Thomas Sowell has penned a column on the need for professional athletes to model their behavior aound the fear children will take up fraud, dog fighting and the abuse of steroids, and in the latter case it's strange to see someone writing for Capitalism Magazine cast aside the principle of self-ownership (this is my first encounter with the online rag, so maybe the shock will quickly fade).

Sowell joins a long line of folks who overstate the potential harm to children caused by steroid use by professional athletes and couples it with with a complete lack of understanding that it is currently impossible to completely remove performance enhancing drugs from baseball. Let's start with the latter.

There is a huge difference in the minimum salaries paid to players in Triple-A (the highest of six levels of organized minor league baseball) and the Major Leagues.
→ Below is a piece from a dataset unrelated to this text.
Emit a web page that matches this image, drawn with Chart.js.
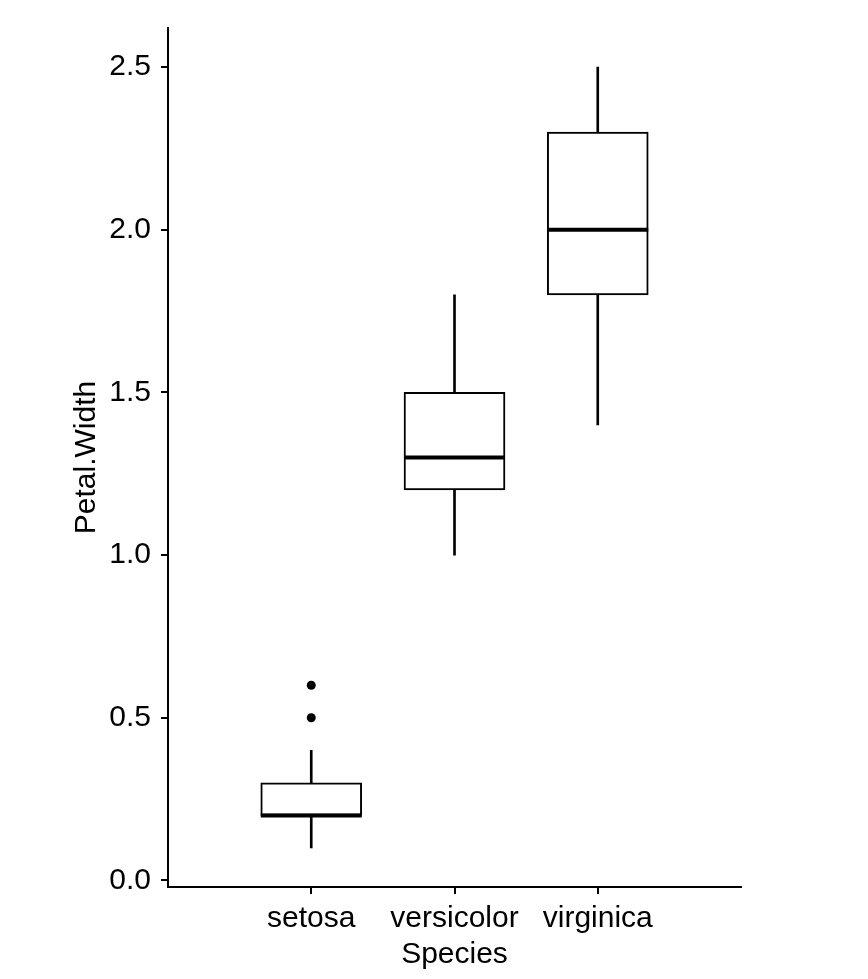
<!DOCTYPE html>
<html>
<head>
<meta charset="utf-8">
<script src="https://cdn.jsdelivr.net/npm/chart.js@4/dist/chart.umd.min.js"></script>
<style>
  html, body { margin: 0; padding: 0; background: #ffffff; }
  #wrap { position: relative; width: 868px; height: 979px; }
</style>
</head>
<body>
<div id="wrap"><canvas id="box"></canvas></div>
<script>
/* iris – Petal.Width by Species, boxplot (classic theme) */

const species     = ['setosa', 'versicolor', 'virginica'];
const speciesPos  = [1, 2, 3];
const whiskerLow  = [0.1, 1.0, 1.4];
const q1          = [0.2, 1.2, 1.8];
const median      = [0.2, 1.3, 2.0];
const q3          = [0.3, 1.5, 2.3];
const whiskerHigh = [0.4, 1.8, 2.5];
const outlierX    = [1, 1];
const outlierY    = [0.5, 0.6];
const yTicks      = [0, 0.5, 1, 1.5, 2, 2.5];

const INK  = '#000000';
const FONT = "'Liberation Sans', Arial, sans-serif";

const whiskerData = speciesPos.map((x, i) => ({ x, y: [whiskerLow[i], whiskerHigh[i]] }));
const boxData     = speciesPos.map((x, i) => ({ x, y: [q1[i], q3[i]] }));
const medianData  = speciesPos.map((x, i) => ({ x, y: median[i] }));
const outlierData = outlierX.map((x, i) => ({ x, y: outlierY[i] }));

new Chart(document.getElementById('box'), {
    type: 'bar',
    data: {
        datasets: [
            {
                label: 'whisker',
                data: whiskerData,
                backgroundColor: INK,
                borderWidth: 0,
                barThickness: 2,
                grouped: false,
                order: 3,
            },
            {
                label: 'box',
                data: boxData,
                backgroundColor: '#ffffff',
                borderColor: INK,
                borderWidth: 2,
                borderSkipped: false,
                barThickness: 101,
                grouped: false,
                order: 2,
            },
            {
                type: 'scatter',
                label: 'median',
                data: medianData,
                pointStyle: 'line',
                pointRadius: 50.5,
                pointHoverRadius: 50.5,
                pointBorderColor: INK,
                pointBorderWidth: 4,
                order: 1,
            },
            {
                type: 'scatter',
                label: 'outlier',
                data: outlierData,
                pointStyle: 'circle',
                pointRadius: 4.5,
                pointBackgroundColor: INK,
                pointBorderColor: INK,
                pointBorderWidth: 0,
                order: 0,
            },
        ],
    },
    options: {
        responsive: true,
        maintainAspectRatio: false,
        animation: false,
        events: [],
        // the wide median "line" points would otherwise push the plot area down
        layout: { autoPadding: false, padding: { left: 0, right: 127, top: 28, bottom: 0 } },
        plugins: { legend: { display: false }, tooltip: { enabled: false } },
        scales: {
            x: {
                type: 'linear',
                min: 0, max: 4,
                offset: false,
                afterBuildTicks: s => { s.ticks = speciesPos.map(v => ({ value: v })); },
                afterFit: s => {
                    s.height = 92;
                    s.paddingLeft = 0; s.paddingRight = 0;
                },
                grid: {
                    display: true, drawOnChartArea: false, drawTicks: true,
                    offset: false, tickLength: 7, color: INK, lineWidth: 2,
                },
                border: { display: true, color: INK, width: 2 },
                ticks: {
                    color: INK, padding: 7, maxRotation: 0, autoSkip: false,
                    font: { family: FONT, size: 30 },
                    callback: v => species[speciesPos.indexOf(v)] ?? '',
                },
                title: {
                    display: true, text: 'Species', color: INK,
                    font: { family: FONT, size: 30 },
                    padding: { top: 0, bottom: 6 },
                },
            },
            y: {
                min: -0.02, max: 2.62,
                afterBuildTicks: s => { s.ticks = yTicks.map(v => ({ value: v })); },
                afterFit: s => {
                    s.width = 168;
                    s.paddingTop = 0; s.paddingBottom = 0;
                },
                grid: {
                    display: true, drawOnChartArea: false, drawTicks: true,
                    tickLength: 7, color: INK, lineWidth: 2,
                },
                border: { display: true, color: INK, width: 2 },
                ticks: {
                    color: INK, padding: 10,
                    font: { family: FONT, size: 30 },
                    callback: v => Number(v).toFixed(1),
                },
                title: {
                    display: true, text: 'Petal.Width', color: INK,
                    font: { family: FONT, size: 30 },
                    padding: { top: 69, bottom: 0 },
                },
            },
        },
    },
});
</script>
</body>
</html>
Triple-A players make a minimum of $25,800 and Major Leaguers a minimum of $380,000. If you're a fringe Major Leaguer making the equivalent of $12.40 an hour in Triple-A, there's a $354,200 annual reward to the risks that accompany steroid use. Maybe you get caught, face legal charges, hurt your reputation and get suspended from baseball (currently the first offense is a 50-game suspension), but maybe without steroids you never make it to the big leagues anyway. And from a health standpoint, shouldn't it be up to the individual what risks they'll take for hundreds of thousands, if not millions, of dollars?
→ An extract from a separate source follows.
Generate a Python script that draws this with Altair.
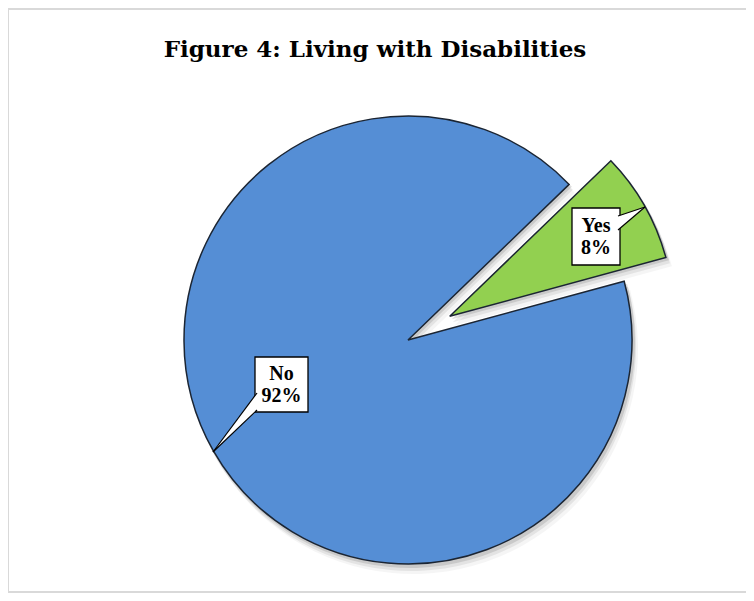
import altair as alt
import pandas as pd
import math

# ---------------- data ----------------
categories = ["Yes", "No"]
shares = [8, 92]
slice_colors = ["#92D050", "#558ED5"]
explode_px = [48, 0]
title_text = "Figure 4: Living with Disabilities"

# ---------------- layout (chart pixel coordinates) ----------------
W, H = 738, 585
CX, CY, R = 400, 332, 224
START_DEG = 46
LINE_H = 22

box_layout = pd.DataFrame({
    "cat": ["Yes", "No"],
    "x": [564, 247], "x2": [612, 300],
    "y": [200, 349], "y2": [257, 404],
})
pointer_area = pd.DataFrame({
    "pid": ["Yes", "Yes", "No", "No"],
    "px": [610, 637, 205, 249],
    "py": [208, 199, 444, 385],
    "py2": [222, 199, 444, 402],
})
pointer_edges = pd.DataFrame({
    "x": [610, 610, 249, 249], "y": [208, 222, 385, 402],
    "x2": [637, 637, 205, 205], "y2": [199, 199, 444, 444],
})
border = pd.DataFrame({
    "x": [0, 0, 0], "y": [1, 0, 584],
    "x2": [W, 0, W], "y2": [1, 585, 584],
})

# ---------------- tables ----------------
df = pd.DataFrame({"cat": categories, "share": shares, "explode": explode_px})
df["end"] = df["share"].cumsum()
df["start"] = df["end"] - df["share"]
total = float(sum(shares))

labels = box_layout.merge(df, on="cat")
labels["tx"] = (labels["x"] + labels["x2"]) / 2
labels["ty"] = (labels["y"] + labels["y2"]) / 2 - LINE_H / 2
labels["label"] = labels["cat"] + "\n" + labels["share"].astype(str) + "%"

xs = alt.Scale(domain=[0, W], nice=False, zero=False)
ys = alt.Scale(domain=[0, H], nice=False, zero=False, reverse=True)
a0 = math.radians(START_DEG)
ts = alt.Scale(domain=[0, total], range=[a0, a0 + 2 * math.pi], nice=False, zero=False)
cs = alt.Scale(domain=categories, range=slice_colors)

mid_expr = f"{a0} + (datum.start + datum.end) / 2 / {total} * 2 * PI"


def pie_base(dx=0, dy=0):
    return alt.Chart(df).transform_calculate(
        mid=mid_expr
    ).transform_calculate(
        cx=f"{CX + dx} + datum.explode * sin(datum.mid)",
        cy=f"{CY + dy} - datum.explode * cos(datum.mid)",
    )


def shadow(dx, dy, op):
    return pie_base(dx, dy).mark_arc(outerRadius=R + 1, color="#7f7f7f", opacity=op).encode(
        x=alt.X("cx:Q", scale=xs, axis=None),
        y=alt.Y("cy:Q", scale=ys, axis=None),
        theta=alt.Theta("start:Q", scale=ts, stack=None),
        theta2="end:Q",
    )


shadows = [shadow(2, 3, 0.25), shadow(3, 6, 0.15), shadow(5, 9, 0.08)]

slices = pie_base().mark_arc(outerRadius=R, stroke="#1b2533", strokeWidth=1.5).encode(
    x=alt.X("cx:Q", scale=xs, axis=None),
    y=alt.Y("cy:Q", scale=ys, axis=None),
    theta=alt.Theta("start:Q", scale=ts, stack=None),
    theta2="end:Q",
    color=alt.Color("cat:N", scale=cs, legend=None),
)

borders = alt.Chart(border).mark_rule(color="#d9d9d9", strokeWidth=2).encode(
    x=alt.X("x:Q", scale=xs, axis=None), y=alt.Y("y:Q", scale=ys, axis=None),
    x2="x2:Q", y2="y2:Q",
)

boxes = alt.Chart(labels).mark_rect(fill="white", stroke="black", strokeWidth=1.3).encode(
    x=alt.X("x:Q", scale=xs, axis=None), x2="x2:Q",
    y=alt.Y("y:Q", scale=ys, axis=None), y2="y2:Q",
)

ptr_fill = alt.Chart(pointer_area).mark_area(fill="white", strokeWidth=0).encode(
    x=alt.X("px:Q", scale=xs, axis=None),
    y=alt.Y("py:Q", scale=ys, axis=None, stack=None),
    y2="py2:Q",
    detail="pid:N",
)

ptr_edges = alt.Chart(pointer_edges).mark_rule(color="black", strokeWidth=1.2).encode(
    x=alt.X("x:Q", scale=xs, axis=None), y=alt.Y("y:Q", scale=ys, axis=None),
    x2="x2:Q", y2="y2:Q",
)

texts = alt.Chart(labels).mark_text(
    font="Liberation Serif", fontWeight="bold", fontSize=20, lineBreak="\n",
    lineHeight=LINE_H, align="center", baseline="middle", color="black",
).encode(
    x=alt.X("tx:Q", scale=xs, axis=None), y=alt.Y("ty:Q", scale=ys, axis=None),
    text="label:N",
)

title = alt.Chart(pd.DataFrame({"t": [title_text], "x": [367], "y": [49]})).mark_text(
    font="DejaVu Serif", fontWeight="bold", fontSize=23, align="center",
    baseline="alphabetic", color="black",
).encode(
    x=alt.X("x:Q", scale=xs, axis=None), y=alt.Y("y:Q", scale=ys, axis=None),
    text="t:N",
)

chart = alt.layer(
    borders, *shadows, slices, boxes, ptr_fill, ptr_edges, texts, title
).properties(
    width=W, height=H, padding=0, autosize=alt.AutoSizeParams(type="none"),
    background="white",
).configure_view(strokeWidth=0)

chart.save("out.html", embed_options={"renderer": "svg", "actions": False})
Among established Major Leaguers, one group of players that has shown up in investigations and testing are players that suffered serious injuries. Major League contracts are guaranteed, but injured athletes still have strong incentives to recouperate as quickly as possible. And healthy Major Leaguers' careers can also benefit from steroid use, especially as players reach their mid-to-late thirties and forties. It seems highly unlikely that even impassioned pleas to "think about the children" are going to curb demand.

On the supply side of things, the scientists devising the testing are always reacting to the scientists developing the masking (you probably can't develop a test for a substance that doesn't exist just yet), so baseball will always be playing catch-up. There isn't even a test for Human Growth Hormone (HGH) yet. All of the players that baseball has caught through testing were either minor leaguers too poor to buy the newest performance enhancers or Major Leaguers too stupid to stop using the old stuff. The only players accused of HGH use have been mentioned in testimony or paper trails.
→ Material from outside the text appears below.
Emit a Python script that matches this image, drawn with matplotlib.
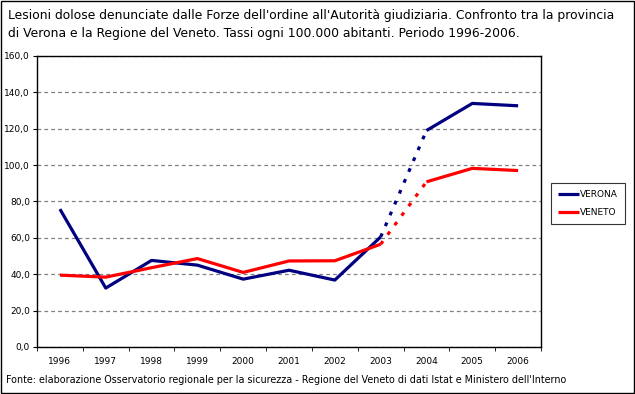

I fully support whatever penalties baseball wishes to impose upon steroid users. The sports sells the product of competition and if steroid use, made public, undermines that product in the eyes of the public and lowers the demand for it, baseball would be foolish not to take steps to prevent the practice.

What I don't support is Sowell's assertion that the children of America are going to start taking steroids in large numbers because some professional athletes have, or that what an athlete chooses to put into his own body is anyone else's business, particularly if the foundation of their criticism rests on a bed of failed parenting and a lack of property rights.

Sowell also recommends the implementation of asterisks, as if baseball went through no significant peroids of change (desegregation, night games, the screwball and the split-finger fastball*) prior to the recent surge in steroid use. Hell, there was a significant spike in homerun rates when MLB moved the manufacturing facilities for their baseballs from Hati to the Dominican Republic in 1987. The better machinery wound the balls much tighter and had to be corrected for 1988. Should anyone that hit a homerun in 1987 have an asterisk next to their name in the Baseball Encyclopedia?

*Check out Mike Scott's 1986 season, the year he was taught to throw the splitter by pitching coach Roger Craig. The splitter's emergence dates only as far back as the mid-seventies, with Hall of Fame closer Bruce Sutter being indentified as one of the first pitchers to feature the pitch.